Consensus Mechanism

The system used by blockchain networks to agree on the validity of transactions.

A consensus mechanism is the protocol by which all participants in a decentralized blockchain network agree on the current state of the ledger — which transactions are valid and in what order they occurred. Without consensus mechanisms, there would be no way to prevent fraud or double-spending.

Major Consensus Mechanisms

Proof of Work (PoW): Miners compete to solve mathematical puzzles. Used by Bitcoin. Most secure but energy-intensive.

Proof of Stake (PoS): Validators stake tokens as collateral. Used by Ethereum. More energy-efficient.

Delegated Proof of Stake (DPoS): Token holders vote for delegates who validate transactions. Used by EOS and Tron.

Proof of Authority (PoA): Approved validators identified by reputation. Used in private blockchains.

Proof of History (PoH): A cryptographic clock that timestamps transactions. Used by Solana alongside PoS.

The Tradeoff

Every consensus mechanism makes tradeoffs between decentralization, security, and scalability — the blockchain trilemma. No mechanism perfectly achieves all three, which is why different blockchains make different design choices.

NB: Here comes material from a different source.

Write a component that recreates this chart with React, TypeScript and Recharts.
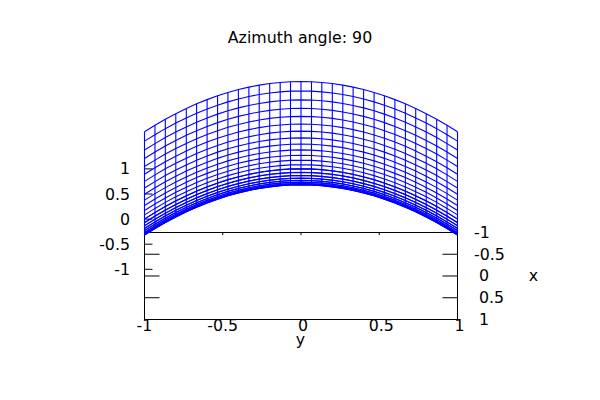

Frequently Asked Questions

What is a consensus mechanism?

A consensus mechanism is the protocol by which all participants in a blockchain network agree on which transactions are valid and in what order they occurred. It prevents fraud and double-spending without a central authority.

What are the main types of consensus mechanisms?

The main types are Proof of Work (mining — used by Bitcoin), Proof of Stake (staking — used by Ethereum), Delegated Proof of Stake, Proof of Authority, and Proof of History (used by Solana alongside PoS).

Which consensus mechanism is best?

There is no single best mechanism — each makes tradeoffs between decentralization, security, and scalability (the blockchain trilemma). PoW is most battle-tested, PoS is more energy efficient, and newer mechanisms optimize for speed.